◆ **Goal**
Copy only what lies from the line containing "Rebuild this diagram" through the line containing "(t5) at (46.7,196.7)" in the entries below, keeping both end lines exact and dropping every picture.

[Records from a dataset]
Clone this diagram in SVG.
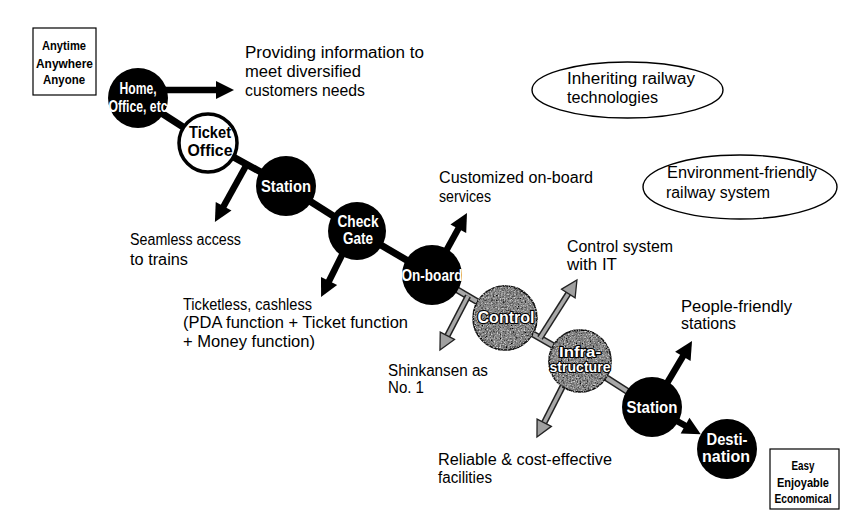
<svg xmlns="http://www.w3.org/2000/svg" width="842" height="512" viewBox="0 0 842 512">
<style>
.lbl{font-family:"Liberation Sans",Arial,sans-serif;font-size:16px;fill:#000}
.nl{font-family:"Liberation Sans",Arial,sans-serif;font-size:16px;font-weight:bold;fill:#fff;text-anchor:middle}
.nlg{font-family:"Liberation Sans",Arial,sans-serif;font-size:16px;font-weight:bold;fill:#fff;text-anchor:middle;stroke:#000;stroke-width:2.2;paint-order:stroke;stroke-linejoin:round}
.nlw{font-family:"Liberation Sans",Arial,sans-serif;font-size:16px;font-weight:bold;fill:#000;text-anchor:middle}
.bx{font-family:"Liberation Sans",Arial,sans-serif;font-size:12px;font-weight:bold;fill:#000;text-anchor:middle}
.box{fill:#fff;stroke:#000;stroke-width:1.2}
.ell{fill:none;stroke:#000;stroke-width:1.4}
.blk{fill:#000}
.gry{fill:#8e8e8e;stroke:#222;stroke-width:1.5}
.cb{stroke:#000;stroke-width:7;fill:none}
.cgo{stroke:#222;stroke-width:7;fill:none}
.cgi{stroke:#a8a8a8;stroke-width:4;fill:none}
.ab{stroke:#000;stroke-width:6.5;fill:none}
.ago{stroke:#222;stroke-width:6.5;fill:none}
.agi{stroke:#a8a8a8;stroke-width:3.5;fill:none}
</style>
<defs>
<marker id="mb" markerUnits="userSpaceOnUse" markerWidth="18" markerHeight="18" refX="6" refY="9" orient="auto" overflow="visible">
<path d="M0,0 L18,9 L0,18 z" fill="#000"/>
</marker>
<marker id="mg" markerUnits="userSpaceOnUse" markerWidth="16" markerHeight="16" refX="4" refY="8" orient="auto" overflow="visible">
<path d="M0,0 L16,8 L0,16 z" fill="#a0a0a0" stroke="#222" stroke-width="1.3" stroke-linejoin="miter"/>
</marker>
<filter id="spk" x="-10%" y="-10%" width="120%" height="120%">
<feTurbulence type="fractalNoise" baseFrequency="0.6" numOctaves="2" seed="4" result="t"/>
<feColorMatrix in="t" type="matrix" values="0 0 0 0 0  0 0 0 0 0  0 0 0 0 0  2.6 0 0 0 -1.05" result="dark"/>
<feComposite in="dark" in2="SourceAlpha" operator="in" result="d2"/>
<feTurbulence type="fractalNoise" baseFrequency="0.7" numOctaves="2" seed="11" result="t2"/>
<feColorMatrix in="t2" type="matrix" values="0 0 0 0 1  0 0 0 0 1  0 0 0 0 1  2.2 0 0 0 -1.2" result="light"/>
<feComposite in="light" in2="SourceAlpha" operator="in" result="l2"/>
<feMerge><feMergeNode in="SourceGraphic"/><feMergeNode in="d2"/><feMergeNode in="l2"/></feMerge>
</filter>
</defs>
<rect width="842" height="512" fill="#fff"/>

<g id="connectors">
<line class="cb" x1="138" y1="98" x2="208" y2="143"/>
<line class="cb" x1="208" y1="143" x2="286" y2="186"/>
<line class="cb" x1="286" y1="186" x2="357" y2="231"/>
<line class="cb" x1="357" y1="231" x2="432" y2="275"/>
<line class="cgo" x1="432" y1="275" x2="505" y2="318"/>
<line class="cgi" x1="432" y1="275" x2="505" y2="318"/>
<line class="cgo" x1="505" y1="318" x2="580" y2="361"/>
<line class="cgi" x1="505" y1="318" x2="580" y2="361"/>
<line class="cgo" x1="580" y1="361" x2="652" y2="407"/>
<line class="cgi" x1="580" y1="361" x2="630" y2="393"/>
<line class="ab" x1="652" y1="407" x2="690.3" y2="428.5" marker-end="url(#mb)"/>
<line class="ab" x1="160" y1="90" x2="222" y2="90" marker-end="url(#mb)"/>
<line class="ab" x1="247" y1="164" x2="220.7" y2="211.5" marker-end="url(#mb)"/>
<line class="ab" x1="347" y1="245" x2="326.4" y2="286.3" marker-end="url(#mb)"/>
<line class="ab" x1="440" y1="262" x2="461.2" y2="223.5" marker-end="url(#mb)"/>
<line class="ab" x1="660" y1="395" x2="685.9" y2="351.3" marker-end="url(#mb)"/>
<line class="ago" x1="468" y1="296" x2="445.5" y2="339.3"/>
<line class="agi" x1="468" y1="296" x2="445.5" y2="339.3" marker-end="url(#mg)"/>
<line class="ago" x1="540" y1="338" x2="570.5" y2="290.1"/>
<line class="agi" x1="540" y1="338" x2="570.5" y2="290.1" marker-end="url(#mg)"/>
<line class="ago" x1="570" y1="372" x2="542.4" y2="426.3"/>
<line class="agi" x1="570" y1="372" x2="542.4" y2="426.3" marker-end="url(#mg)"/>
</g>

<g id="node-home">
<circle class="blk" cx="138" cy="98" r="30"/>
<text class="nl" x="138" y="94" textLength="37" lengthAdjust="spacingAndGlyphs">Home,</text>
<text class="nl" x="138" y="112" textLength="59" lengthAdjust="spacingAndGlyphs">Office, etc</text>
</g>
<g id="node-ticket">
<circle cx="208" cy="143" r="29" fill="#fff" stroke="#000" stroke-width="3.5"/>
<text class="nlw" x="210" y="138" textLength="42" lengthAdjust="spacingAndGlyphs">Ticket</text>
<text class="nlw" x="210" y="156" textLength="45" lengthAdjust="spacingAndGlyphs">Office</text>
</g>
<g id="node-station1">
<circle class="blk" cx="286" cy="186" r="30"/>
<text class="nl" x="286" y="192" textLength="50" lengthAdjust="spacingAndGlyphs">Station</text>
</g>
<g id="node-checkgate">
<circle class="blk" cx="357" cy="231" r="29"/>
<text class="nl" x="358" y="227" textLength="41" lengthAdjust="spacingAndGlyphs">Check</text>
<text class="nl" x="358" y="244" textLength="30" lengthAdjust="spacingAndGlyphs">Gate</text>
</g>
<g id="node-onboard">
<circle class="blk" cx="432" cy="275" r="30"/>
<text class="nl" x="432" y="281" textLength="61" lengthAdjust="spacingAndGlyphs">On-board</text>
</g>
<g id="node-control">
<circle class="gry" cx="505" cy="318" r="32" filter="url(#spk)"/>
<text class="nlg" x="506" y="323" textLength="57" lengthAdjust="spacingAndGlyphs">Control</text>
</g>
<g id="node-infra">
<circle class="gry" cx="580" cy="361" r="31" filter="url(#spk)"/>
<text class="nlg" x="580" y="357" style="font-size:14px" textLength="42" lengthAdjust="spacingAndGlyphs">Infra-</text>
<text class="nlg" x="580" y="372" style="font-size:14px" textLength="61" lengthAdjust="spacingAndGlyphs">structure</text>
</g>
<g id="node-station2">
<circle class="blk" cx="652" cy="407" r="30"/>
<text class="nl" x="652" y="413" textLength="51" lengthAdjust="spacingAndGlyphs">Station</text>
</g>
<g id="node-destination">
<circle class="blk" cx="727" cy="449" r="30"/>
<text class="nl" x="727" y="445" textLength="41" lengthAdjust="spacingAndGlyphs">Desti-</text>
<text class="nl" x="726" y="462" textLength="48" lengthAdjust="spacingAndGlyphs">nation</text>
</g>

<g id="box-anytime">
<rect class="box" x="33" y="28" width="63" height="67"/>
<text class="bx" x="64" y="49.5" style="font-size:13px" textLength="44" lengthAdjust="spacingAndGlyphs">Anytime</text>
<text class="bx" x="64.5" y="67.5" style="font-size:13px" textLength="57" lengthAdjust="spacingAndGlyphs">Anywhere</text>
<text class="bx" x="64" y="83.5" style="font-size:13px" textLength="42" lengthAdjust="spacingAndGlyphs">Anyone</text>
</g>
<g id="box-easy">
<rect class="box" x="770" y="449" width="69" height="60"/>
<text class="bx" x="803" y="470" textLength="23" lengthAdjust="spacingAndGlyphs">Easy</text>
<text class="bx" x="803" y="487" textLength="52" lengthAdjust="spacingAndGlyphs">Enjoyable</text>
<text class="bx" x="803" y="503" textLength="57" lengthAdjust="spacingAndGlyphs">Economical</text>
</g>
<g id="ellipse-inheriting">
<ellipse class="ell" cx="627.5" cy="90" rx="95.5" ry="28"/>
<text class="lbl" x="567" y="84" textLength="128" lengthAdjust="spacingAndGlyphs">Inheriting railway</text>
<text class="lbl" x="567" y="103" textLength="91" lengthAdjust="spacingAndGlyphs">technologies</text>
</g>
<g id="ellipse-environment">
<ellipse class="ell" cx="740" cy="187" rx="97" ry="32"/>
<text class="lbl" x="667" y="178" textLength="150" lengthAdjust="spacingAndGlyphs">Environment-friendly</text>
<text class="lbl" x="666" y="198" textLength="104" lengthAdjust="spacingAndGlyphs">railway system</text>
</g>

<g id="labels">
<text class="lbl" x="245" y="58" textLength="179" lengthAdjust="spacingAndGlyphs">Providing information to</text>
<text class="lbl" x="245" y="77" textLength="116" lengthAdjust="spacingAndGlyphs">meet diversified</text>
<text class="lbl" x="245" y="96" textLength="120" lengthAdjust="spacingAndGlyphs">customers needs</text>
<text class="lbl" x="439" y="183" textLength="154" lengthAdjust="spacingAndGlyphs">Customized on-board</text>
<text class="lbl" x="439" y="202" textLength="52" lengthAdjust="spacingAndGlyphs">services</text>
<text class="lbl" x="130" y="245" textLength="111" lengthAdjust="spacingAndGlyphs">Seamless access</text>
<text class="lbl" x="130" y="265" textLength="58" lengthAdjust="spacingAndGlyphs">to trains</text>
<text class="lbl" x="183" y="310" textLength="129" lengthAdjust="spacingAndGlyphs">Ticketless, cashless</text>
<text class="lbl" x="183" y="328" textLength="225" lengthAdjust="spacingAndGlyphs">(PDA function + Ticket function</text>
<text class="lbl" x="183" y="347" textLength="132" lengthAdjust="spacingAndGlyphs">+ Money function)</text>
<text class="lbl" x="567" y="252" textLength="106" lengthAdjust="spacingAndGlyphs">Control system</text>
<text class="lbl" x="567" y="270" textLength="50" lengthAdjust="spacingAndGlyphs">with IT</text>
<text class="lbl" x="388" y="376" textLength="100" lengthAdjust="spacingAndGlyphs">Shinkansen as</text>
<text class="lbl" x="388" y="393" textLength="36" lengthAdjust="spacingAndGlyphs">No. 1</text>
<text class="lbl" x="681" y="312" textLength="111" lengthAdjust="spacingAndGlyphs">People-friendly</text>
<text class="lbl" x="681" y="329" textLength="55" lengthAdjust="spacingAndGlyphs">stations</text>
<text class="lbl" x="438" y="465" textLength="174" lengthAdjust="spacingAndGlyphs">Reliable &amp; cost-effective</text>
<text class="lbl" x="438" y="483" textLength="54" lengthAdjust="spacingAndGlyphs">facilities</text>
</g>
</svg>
...
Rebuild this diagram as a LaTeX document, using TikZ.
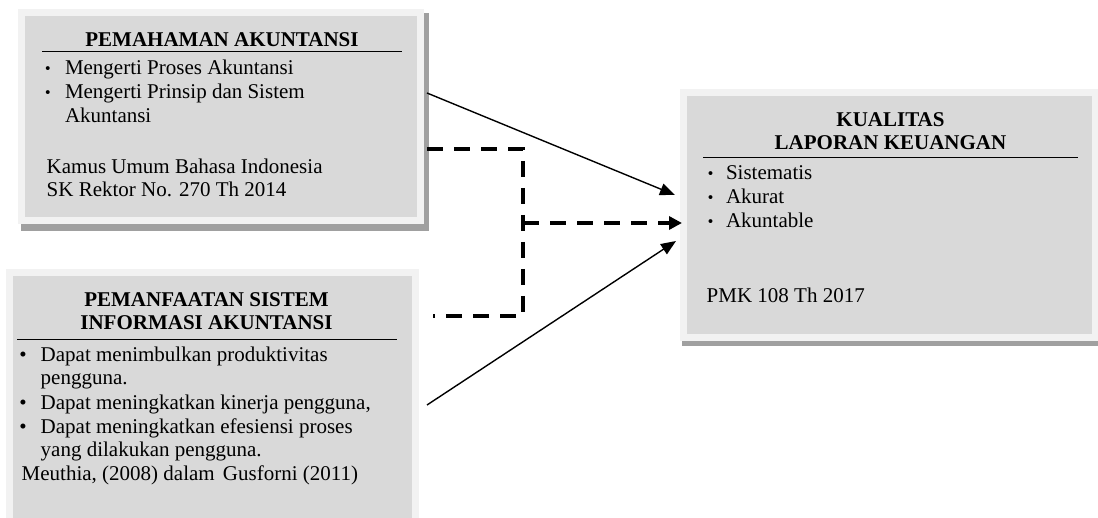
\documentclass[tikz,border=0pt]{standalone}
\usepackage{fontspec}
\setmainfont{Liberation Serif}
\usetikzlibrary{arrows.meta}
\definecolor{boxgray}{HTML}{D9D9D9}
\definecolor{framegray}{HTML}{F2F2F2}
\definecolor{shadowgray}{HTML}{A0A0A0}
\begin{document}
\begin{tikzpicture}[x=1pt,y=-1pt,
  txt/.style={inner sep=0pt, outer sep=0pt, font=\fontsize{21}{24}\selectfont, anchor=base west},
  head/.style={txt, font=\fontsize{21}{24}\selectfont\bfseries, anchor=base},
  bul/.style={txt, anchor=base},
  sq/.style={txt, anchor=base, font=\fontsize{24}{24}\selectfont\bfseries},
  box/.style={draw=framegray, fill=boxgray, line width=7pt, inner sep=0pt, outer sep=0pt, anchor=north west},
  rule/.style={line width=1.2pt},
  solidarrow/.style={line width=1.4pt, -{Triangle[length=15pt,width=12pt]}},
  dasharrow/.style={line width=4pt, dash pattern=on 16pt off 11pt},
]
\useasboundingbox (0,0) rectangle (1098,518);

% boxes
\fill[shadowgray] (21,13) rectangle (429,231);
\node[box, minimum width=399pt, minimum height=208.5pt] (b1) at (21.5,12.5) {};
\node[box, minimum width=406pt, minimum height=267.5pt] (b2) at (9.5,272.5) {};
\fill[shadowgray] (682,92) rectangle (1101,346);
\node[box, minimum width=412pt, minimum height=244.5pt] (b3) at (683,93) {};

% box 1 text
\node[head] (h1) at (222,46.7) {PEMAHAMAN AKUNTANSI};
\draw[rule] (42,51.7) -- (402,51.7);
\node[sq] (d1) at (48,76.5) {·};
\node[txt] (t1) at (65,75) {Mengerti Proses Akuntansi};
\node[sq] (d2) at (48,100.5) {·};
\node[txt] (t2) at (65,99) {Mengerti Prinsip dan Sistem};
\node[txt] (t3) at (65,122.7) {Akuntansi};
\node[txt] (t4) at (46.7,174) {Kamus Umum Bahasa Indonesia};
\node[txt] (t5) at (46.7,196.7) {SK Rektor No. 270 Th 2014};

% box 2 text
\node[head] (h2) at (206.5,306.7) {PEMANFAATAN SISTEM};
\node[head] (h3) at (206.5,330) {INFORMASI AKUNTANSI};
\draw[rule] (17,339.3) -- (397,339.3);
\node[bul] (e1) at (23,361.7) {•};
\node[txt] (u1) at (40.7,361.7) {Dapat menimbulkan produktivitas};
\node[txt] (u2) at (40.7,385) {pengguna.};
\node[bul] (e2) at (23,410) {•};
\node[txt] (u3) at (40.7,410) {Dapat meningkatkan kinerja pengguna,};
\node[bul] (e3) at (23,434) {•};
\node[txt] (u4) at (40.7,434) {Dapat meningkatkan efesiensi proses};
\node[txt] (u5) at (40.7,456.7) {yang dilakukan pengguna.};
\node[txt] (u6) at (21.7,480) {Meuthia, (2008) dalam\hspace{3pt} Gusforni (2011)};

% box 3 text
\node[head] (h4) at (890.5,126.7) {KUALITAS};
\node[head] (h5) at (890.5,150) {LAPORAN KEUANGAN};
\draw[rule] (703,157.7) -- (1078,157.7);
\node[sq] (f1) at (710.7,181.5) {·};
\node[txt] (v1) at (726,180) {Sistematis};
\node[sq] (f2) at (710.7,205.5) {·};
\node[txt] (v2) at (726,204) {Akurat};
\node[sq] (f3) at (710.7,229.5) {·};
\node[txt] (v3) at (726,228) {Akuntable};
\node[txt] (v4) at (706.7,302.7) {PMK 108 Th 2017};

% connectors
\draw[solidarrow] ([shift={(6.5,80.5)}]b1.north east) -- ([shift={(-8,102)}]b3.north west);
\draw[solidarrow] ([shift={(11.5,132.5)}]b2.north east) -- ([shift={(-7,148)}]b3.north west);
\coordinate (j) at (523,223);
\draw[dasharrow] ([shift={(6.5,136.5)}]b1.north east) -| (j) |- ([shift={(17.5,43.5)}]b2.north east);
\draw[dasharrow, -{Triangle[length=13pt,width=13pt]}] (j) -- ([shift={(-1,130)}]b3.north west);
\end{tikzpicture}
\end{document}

◆ **Complete response**
Rebuild this diagram as a LaTeX document, using TikZ.
\documentclass[tikz,border=0pt]{standalone}
\usepackage{fontspec}
\setmainfont{Liberation Serif}
\usetikzlibrary{arrows.meta}
\definecolor{boxgray}{HTML}{D9D9D9}
\definecolor{framegray}{HTML}{F2F2F2}
\definecolor{shadowgray}{HTML}{A0A0A0}
\begin{document}
\begin{tikzpicture}[x=1pt,y=-1pt,
  txt/.style={inner sep=0pt, outer sep=0pt, font=\fontsize{21}{24}\selectfont, anchor=base west},
  head/.style={txt, font=\fontsize{21}{24}\selectfont\bfseries, anchor=base},
  bul/.style={txt, anchor=base},
  sq/.style={txt, anchor=base, font=\fontsize{24}{24}\selectfont\bfseries},
  box/.style={draw=framegray, fill=boxgray, line width=7pt, inner sep=0pt, outer sep=0pt, anchor=north west},
  rule/.style={line width=1.2pt},
  solidarrow/.style={line width=1.4pt, -{Triangle[length=15pt,width=12pt]}},
  dasharrow/.style={line width=4pt, dash pattern=on 16pt off 11pt},
]
\useasboundingbox (0,0) rectangle (1098,518);

% boxes
\fill[shadowgray] (21,13) rectangle (429,231);
\node[box, minimum width=399pt, minimum height=208.5pt] (b1) at (21.5,12.5) {};
\node[box, minimum width=406pt, minimum height=267.5pt] (b2) at (9.5,272.5) {};
\fill[shadowgray] (682,92) rectangle (1101,346);
\node[box, minimum width=412pt, minimum height=244.5pt] (b3) at (683,93) {};

% box 1 text
\node[head] (h1) at (222,46.7) {PEMAHAMAN AKUNTANSI};
\draw[rule] (42,51.7) -- (402,51.7);
\node[sq] (d1) at (48,76.5) {·};
\node[txt] (t1) at (65,75) {Mengerti Proses Akuntansi};
\node[sq] (d2) at (48,100.5) {·};
\node[txt] (t2) at (65,99) {Mengerti Prinsip dan Sistem};
\node[txt] (t3) at (65,122.7) {Akuntansi};
\node[txt] (t4) at (46.7,174) {Kamus Umum Bahasa Indonesia};
\node[txt] (t5) at (46.7,196.7) {SK Rektor No. 270 Th 2014};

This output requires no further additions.